Dickson describes this book as “simultaneously a revision, an expansion, and a large-scale updating” of a 1976 NASA publication, Origin of NASA Names. This means not only terms that have entered into use in the last three-plus decades, but also words and acronyms from the US military and, to a lesser extent, other countries. Dickson includes both official terminology (including, not surprisingly, a lot of acronyms and their expansions) but also some the slang that became associated with spaceflight, particularly in the early years of the Space Age, whether it was invented then (“A-OK”) or simply adopted and popularized by it (“copacetic” and “tickety-boo”).

Dickson goes beyond the definitions of the words, though, to examine their etymology. For example, “spaceport” has origins predating the beginning of the Space Age: to of all places, an exhibit designed by Willy Ley in the now-defunct Gimbels department store in Manhattan in 1951. Meanwhile, the Franco-German “Symphonie” communications satellites launched in the early 1970s got their name in part because the French foreign minister who helped negotiate the agreement for the satellite program, Maurice Schumann, had a name that reminded another participant in the negotiations of composer Robert Schumann.

A Dictionary of the Space Age is not a comprehensive dictionary, nor does it attempt to be: Dickson, in the introduction, calls it “prismatic” in that it “attempts to cover the most important terms” in much the same way a common dictionary includes only a subset of the words found in an unabridged volume. That means you’ll find some omissions (for example, there is no entry for the Columbia Accident Investigation Board, or CAIB, although there is one for the Challenger Commission), but also some more obscure terms perhaps in less common use today in the space field (“ivory tower”, which the discussion describes as simply a vertical test stand.)

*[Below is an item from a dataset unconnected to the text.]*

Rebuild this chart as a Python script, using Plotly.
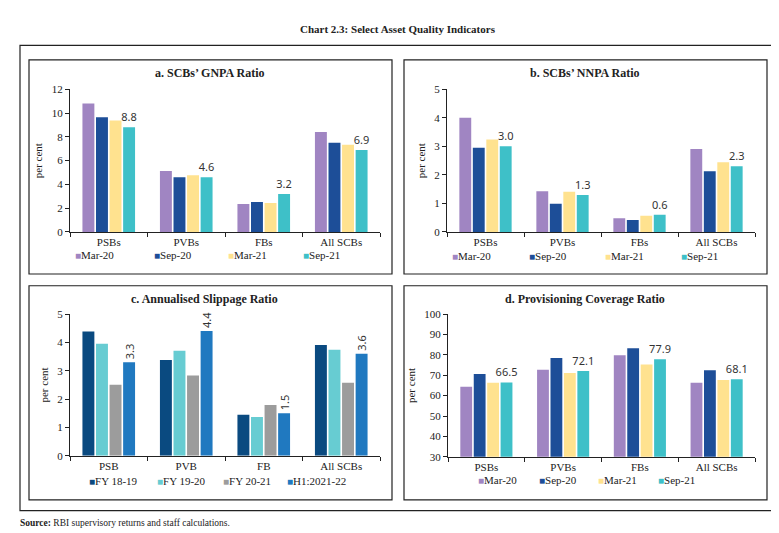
import plotly.graph_objects as go

# ---------------- data ----------------
cats_a = ["PSBs", "PVBs", "FBs", "All SCBs"]
cats_c = ["PSB", "PVB", "FB", "All SCBs"]
periods = ["Mar-20", "Sep-20", "Mar-21", "Sep-21"]
fy_periods = ["FY 18-19", "FY 19-20", "FY 20-21", "H1:2021-22"]

gnpa_mar20 = [10.8, 5.12, 2.36, 8.41]
gnpa_sep20 = [9.64, 4.6, 2.52, 7.5]
gnpa_mar21 = [9.37, 4.77, 2.44, 7.34]
gnpa_sep21 = [8.8, 4.6, 3.2, 6.9]

nnpa_mar20 = [4.0, 1.43, 0.48, 2.91]
nnpa_sep20 = [2.95, 0.99, 0.42, 2.13]
nnpa_mar21 = [3.24, 1.41, 0.57, 2.44]
nnpa_sep21 = [3.0, 1.3, 0.6, 2.3]

slip_fy1819 = [4.39, 3.38, 1.45, 3.91]
slip_fy1920 = [3.95, 3.71, 1.37, 3.74]
slip_fy2021 = [2.51, 2.83, 1.79, 2.58]
slip_h12122 = [3.3, 4.4, 1.5, 3.6]

pcr_mar20 = [64.3, 72.7, 79.8, 66.3]
pcr_sep20 = [70.6, 78.5, 83.3, 72.5]
pcr_mar21 = [66.3, 71.1, 75.3, 67.7]
pcr_sep21 = [66.5, 72.1, 77.9, 68.1]

# ---------------- styles ----------------
col_periods = ["#A085C2", "#1D4E98", "#FFE28F", "#3EC0C8"]
col_fy = ["#0A4A80", "#67CCD2", "#9C9C9C", "#2079C0"]

W, H = 779, 533
SERIF = "Liberation Serif"
SANS = "Noto Sans"


def px(x):
    return x / W


def py(y):
    return 1 - y / H


fig = go.Figure()

panels = [
    ("x", "y", cats_a, [gnpa_mar20, gnpa_sep20, gnpa_mar21, gnpa_sep21], periods, col_periods, 0),
    ("x2", "y2", cats_a, [nnpa_mar20, nnpa_sep20, nnpa_mar21, nnpa_sep21], periods, col_periods, 0),
    ("x3", "y3", cats_c, [slip_fy1819, slip_fy1920, slip_fy2021, slip_h12122], fy_periods, col_fy, -90),
    ("x4", "y4", cats_a, [pcr_mar20, pcr_sep20, pcr_mar21, pcr_sep21], periods, col_periods, 0),
]

for xa, ya, cats, series, names, cols, ang in panels:
    for i, (vals, nm, c) in enumerate(zip(series, names, cols)):
        last = i == len(series) - 1
        fig.add_trace(go.Bar(
            x=cats, y=vals, name=nm, marker=dict(color=c, line=dict(width=0)),
            xaxis=xa, yaxis=ya, showlegend=False,
            text=[f"{v:.1f}" for v in vals] if last else None,
            textposition="outside" if last else "none",
            textangle=ang, constraintext="none",
            textfont=dict(family=SANS, size=11, color="#333333"),
            cliponaxis=False,
            hoverinfo="x+y+name",
        ))

doms = {
    "a": dict(x=[px(62), px(372)], y=[py(223), py(77)]),
    "b": dict(x=[px(439), px(747)], y=[py(223), py(77)]),
    "c": dict(x=[px(62), px(372)], y=[py(452), py(307)]),
    "d": dict(x=[px(440), px(747)], y=[py(453), py(307)]),
}
yranges = {"a": ([0, 12], 2), "b": ([0, 5], 1), "c": ([0, 5], 1), "d": ([30, 100], 10)}

axfont = dict(family=SERIF, size=11, color="#222222")
for key, suf in [("a", ""), ("b", "2"), ("c", "3"), ("d", "4")]:
    fig.layout["xaxis" + suf] = dict(
        domain=doms[key]["x"], anchor="y" + suf, showline=True, linecolor="#222222", linewidth=1,
        ticks="outside", tickson="boundaries", ticklen=4, tickcolor="#222222",
        tickfont=axfont, showgrid=False, zeroline=False, fixedrange=True,
    )
    rng, dt = yranges[key]
    fig.layout["yaxis" + suf] = dict(
        domain=doms[key]["y"], anchor="x" + suf, range=rng, dtick=dt, showline=True,
        linecolor="#222222", linewidth=1, ticks="outside", ticklen=4, tickcolor="#222222",
        tickfont=axfont, showgrid=False, zeroline=False, fixedrange=True,
        title=dict(text="per cent", font=dict(family=SERIF, size=11, color="#222222"), standoff=6),
    )

shapes = [dict(type="rect", xref="paper", yref="paper", x0=px(12), x1=px(770), y0=py(508), y1=py(32),
               line=dict(color="#222222", width=1.2))]
for (x0, y0, x1, y1) in [(21, 47, 384, 266), (396, 47, 759, 266), (21, 278, 384, 497), (396, 278, 759, 497)]:
    shapes.append(dict(type="rect", xref="paper", yref="paper", x0=px(x0), x1=px(x1), y0=py(y1), y1=py(y0),
                       line=dict(color="#222222", width=1.2)))
fig.update_layout(shapes=shapes)

ann = []
ann.append(dict(text="<b>Chart 2.3: Select Asset Quality Indicators</b>", x=px(390), y=py(15), xref="paper",
                yref="paper", showarrow=False, font=dict(family=SERIF, size=11, color="#222222"),
                xanchor="center", yanchor="middle"))
titles = [("a. SCBs’ GNPA Ratio", 202, 60), ("b. SCBs’ NNPA Ratio", 577, 60),
          ("c. Annualised Slippage Ratio", 197, 292), ("d. Provisioning Coverage Ratio", 577, 292)]
for t, x, y in titles:
    ann.append(dict(text=f"<b>{t}</b>", x=px(x), y=py(y), xref="paper", yref="paper", showarrow=False,
                    font=dict(family=SERIF, size=12, color="#222222"), xanchor="center", yanchor="middle"))

leg_pos = [
    (periods, col_periods, [69, 148, 222, 297], 247),
    (periods, col_periods, [446, 523, 599, 675], 248),
    (fy_periods, col_fy, [83, 151, 217, 281], 478),
    (periods, col_periods, [472, 533, 592, 652], 477),
]
for names, cols, xs, y in leg_pos:
    for nm, c, x in zip(names, cols, xs):
        ann.append(dict(text=f"<span style='color:{c};font-size:10px'>■</span>{nm}", x=px(x - 4), y=py(y),
                        xref="paper", yref="paper", showarrow=False, xanchor="left", yanchor="middle",
                        font=dict(family=SERIF, size=11, color="#222222")))

ann.append(dict(text="<b>Source:</b> RBI supervisory returns and staff calculations.", x=px(10), y=py(521),
                xref="paper", yref="paper", showarrow=False, xanchor="left", yanchor="middle",
                font=dict(family=SERIF, size=9.5, color="#222222")))
fig.update_layout(annotations=ann)

fig.update_layout(
    width=W, height=H, margin=dict(l=0, r=0, t=0, b=0),
    paper_bgcolor="white", plot_bgcolor="white",
    barmode="group", bargap=0.3, bargroupgap=0.12, showlegend=False,
)

fig.write_html("out.html")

This book comes at a time when the concept of a printed dictionary is beginning to look a little bit archaic. Thanks to the Internet, or even the software built into common operating systems, looking up the definition of a word requires only a few taps on the keyboard. The effort required to research and compile dictionaries on specialty topics like space (or baseball) gets lost, or is at least underappreciated, when the right answer—or at least an acceptable, if incomplete, answer—is freely available. (For example, the dictionary built into the version of MacOS on my computer provided very basic definitions for the words mentioned in the second paragraph above, but without the etymology or the detail, particularly as relevant to space, as provided by Dickson.) For most people that lack of detail isn’t important, but for those seeking to understand both the definitions of many commonly-used words in the space field, as well as the origins, A Dictionary of the Space Age makes for a good investment.